THE REQUEST: Report how many lines hold the word "this"; give nothing but the number.

**** MATERIAL PROVIDED ****

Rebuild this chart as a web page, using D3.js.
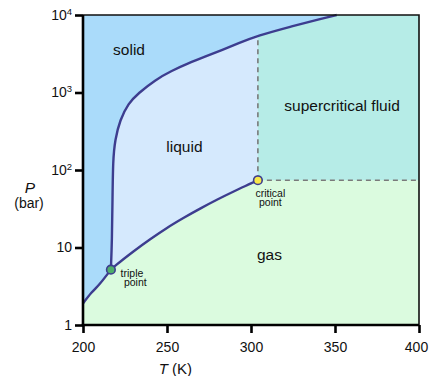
<!DOCTYPE html>
<html>
<head>
<meta charset="utf-8">
<script src="https://cdn.jsdelivr.net/npm/d3@7"></script>
<style>
  body { margin: 0; background: #fff; }
  svg { font-family: "Liberation Sans", Arial, Helvetica, sans-serif; }
</style>
</head>
<body>
<svg id="chart" width="429" height="376"></svg>
<script>
// CO2 phase diagram
const triplePoint = [216.6, 5.18];
const criticalPoint = [304.1, 73.8];

// [T (K), P (bar)]
const sublimationCurve = [[200, 1.9], [205, 2.6], [210, 3.4], [216.6, 5.18]];
const vaporCurve = [[216.6, 5.18], [220, 6.0], [230, 8.9], [240, 12.8], [250, 17.9],
  [260, 24.2], [270, 32.0], [280, 41.6], [290, 53.2], [300, 67.1], [304.1, 73.8]];
const meltingCurve = [[216.6, 5.18], [217.26, 12.5], [217.56, 41], [217.86, 135], [219.05, 244],
  [222.0, 442], [227.0, 726], [232.9, 977], [242.9, 1450], [252.8, 1910], [262.7, 2380],
  [272.6, 2900], [282.6, 3530], [292.4, 4310], [304.1, 5420], [323.2, 7060], [343.0, 9070],
  [351.0, 10000]];

const xTicks = [200, 250, 300, 350, 400];
const yTicks = [1, 10, 100, 1000, 10000];
const yTickLabels = [["1", ""], ["10", ""], ["10", "2"], ["10", "3"], ["10", "4"]];

const regionLabels = [
  { text: "solid", T: 227.4, P: 3050 },
  { text: "liquid", T: 260.4, P: 171 },
  { text: "supercritical fluid", T: 354.2, P: 577 },
  { text: "gas", T: 311, P: 6.9 }
];

const colors = {
  solid: "#aadbfa",
  liquid: "#d5e9fd",
  fluid: "#b6ece7",
  gas: "#dbfbdf",
  curve: "#3d3d8f"
};

const svg = d3.select("#chart");
const margin = { left: 83, top: 15, right: 10, bottom: 51 };
const W = 429 - margin.left - margin.right;
const H = 376 - margin.top - margin.bottom;

const x = d3.scaleLinear().domain([200, 400]).range([0, W]);
const y = d3.scaleLog().domain([1, 10000]).range([H, 0]);

const g = svg.append("g").attr("transform", `translate(${margin.left},${margin.top})`);

// gas background
g.append("rect").attr("width", W).attr("height", H).attr("fill", colors.gas);

// liquid: above the vapor curve up to the critical temperature
g.append("path")
  .datum(vaporCurve)
  .attr("fill", colors.liquid)
  .attr("d", d3.area().curve(d3.curveMonotoneX)
    .x(d => x(d[0])).y0(d => y(d[1])).y1(0));

// supercritical rectangle
g.append("rect")
  .attr("x", x(criticalPoint[0]))
  .attr("y", 0)
  .attr("width", x(400) - x(criticalPoint[0]))
  .attr("height", y(criticalPoint[1]))
  .attr("fill", colors.fluid);

// solid: left of the sublimation and melting curves
g.append("path")
  .datum(sublimationCurve)
  .attr("fill", colors.solid)
  .attr("d", d3.area().curve(d3.curveMonotoneX)
    .x(d => x(d[0])).y0(d => y(d[1])).y1(0));
g.append("path")
  .datum(meltingCurve)
  .attr("fill", colors.solid)
  .attr("d", d3.area().curve(d3.curveBasis)
    .y(d => y(d[1])).x0(0).x1(d => x(d[0])));

// dashed critical lines
const meltAtCrit = meltingCurve.find(d => d[0] === criticalPoint[0])[1];
g.append("line")
  .attr("x1", x(criticalPoint[0])).attr("x2", x(criticalPoint[0]))
  .attr("y1", y(criticalPoint[1])).attr("y2", y(meltAtCrit))
  .attr("stroke", "#7a7a7a").attr("stroke-width", 1.6).attr("stroke-dasharray", "5,4");
g.append("line")
  .attr("x1", x(criticalPoint[0])).attr("x2", x(400))
  .attr("y1", y(criticalPoint[1])).attr("y2", y(criticalPoint[1]))
  .attr("stroke", "#7a7a7a").attr("stroke-width", 1.6).attr("stroke-dasharray", "5,4");

// phase boundaries
const lineX = d3.line().curve(d3.curveMonotoneX).x(d => x(d[0])).y(d => y(d[1]));
const lineB = d3.line().curve(d3.curveBasis).x(d => x(d[0])).y(d => y(d[1]));
[[sublimationCurve, lineX], [vaporCurve, lineX], [meltingCurve, lineB]].forEach(([data, gen]) => {
  g.append("path").datum(data)
    .attr("fill", "none")
    .attr("stroke", colors.curve)
    .attr("stroke-width", 2.4)
    .attr("d", gen);
});

// top / right frame
g.append("path")
  .attr("d", `M0,0H${W}V${H}`)
  .attr("fill", "none").attr("stroke", "#111").attr("stroke-width", 1.6);

// axes
const xAxis = g.append("g").attr("transform", `translate(0,${H})`)
  .call(d3.axisBottom(x).tickValues(xTicks).tickSize(8).tickSizeOuter(0).tickPadding(9));
const yAxis = g.append("g")
  .call(d3.axisLeft(y).tickValues(yTicks).tickSize(8).tickSizeOuter(0).tickPadding(3).tickFormat(""));

[xAxis, yAxis].forEach(a => {
  a.select(".domain").attr("stroke", "#000").attr("stroke-width", 2.6);
  a.selectAll(".tick line").attr("stroke", "#000").attr("stroke-width", 2.6);
  a.selectAll(".tick text").attr("font-size", 14).attr("fill", "#111").attr("font-family", null);
});
xAxis.select(".domain").attr("d", `M-1.3,0H${W}`);
yAxis.select(".domain").attr("d", `M0,0V${H + 1.3}`);
// last label sits slightly inside, as in the original
xAxis.selectAll(".tick text").filter(d => d === 400).attr("dx", -3);

yAxis.selectAll(".tick text").each(function (d, i) {
  const t = d3.select(this);
  t.text(null);
  t.append("tspan").text(yTickLabels[i][0]);
  if (yTickLabels[i][1]) {
    t.append("tspan").attr("font-size", 9.5).attr("dy", "-0.55em").text(yTickLabels[i][1]);
  }
});

// axis titles
const tt = g.append("text")
  .attr("x", x(255)).attr("y", H + 49)
  .attr("text-anchor", "middle").attr("font-size", 15).attr("fill", "#111");
tt.append("tspan").attr("font-style", "italic").text("T");
tt.append("tspan").text(" (K)");

g.append("text")
  .attr("x", 30 - margin.left).attr("y", 193 - margin.top)
  .attr("text-anchor", "middle").attr("font-size", 15.5).attr("font-style", "italic")
  .attr("fill", "#111").text("P");
g.append("text")
  .attr("x", 29 - margin.left).attr("y", 208 - margin.top)
  .attr("text-anchor", "middle").attr("font-size", 14)
  .attr("fill", "#111").text("(bar)");

// region labels
g.selectAll(".region")
  .data(regionLabels)
  .join("text")
  .attr("x", d => x(d.T)).attr("y", d => y(d.P))
  .attr("text-anchor", "middle").attr("font-size", 15.5).attr("fill", "#111")
  .text(d => d.text);

// special points
[[triplePoint, "#4fae6b"], [criticalPoint, "#f7e84a"]].forEach(([p, c]) => {
  g.append("circle")
    .attr("cx", x(p[0])).attr("cy", y(p[1])).attr("r", 4.3)
    .attr("fill", c).attr("stroke", colors.curve).attr("stroke-width", 1.6);
});

const tpLabel = g.append("text").attr("font-size", 10.5).attr("fill", "#111");
tpLabel.append("tspan").attr("x", x(triplePoint[0]) + 9.7).attr("y", y(triplePoint[1]) + 7).text("triple");
tpLabel.append("tspan").attr("x", x(triplePoint[0]) + 13).attr("y", y(triplePoint[1]) + 16.8).text("point");

const cpLabel = g.append("text").attr("font-size", 10.5).attr("fill", "#111").attr("text-anchor", "middle");
cpLabel.append("tspan").attr("x", x(criticalPoint[0]) + 12.5).attr("y", y(criticalPoint[1]) + 16.8).text("critical");
cpLabel.append("tspan").attr("x", x(criticalPoint[0]) + 12.5).attr("y", y(criticalPoint[1]) + 25.8).text("point");
</script>
</body>
</html>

****

RESULT: 2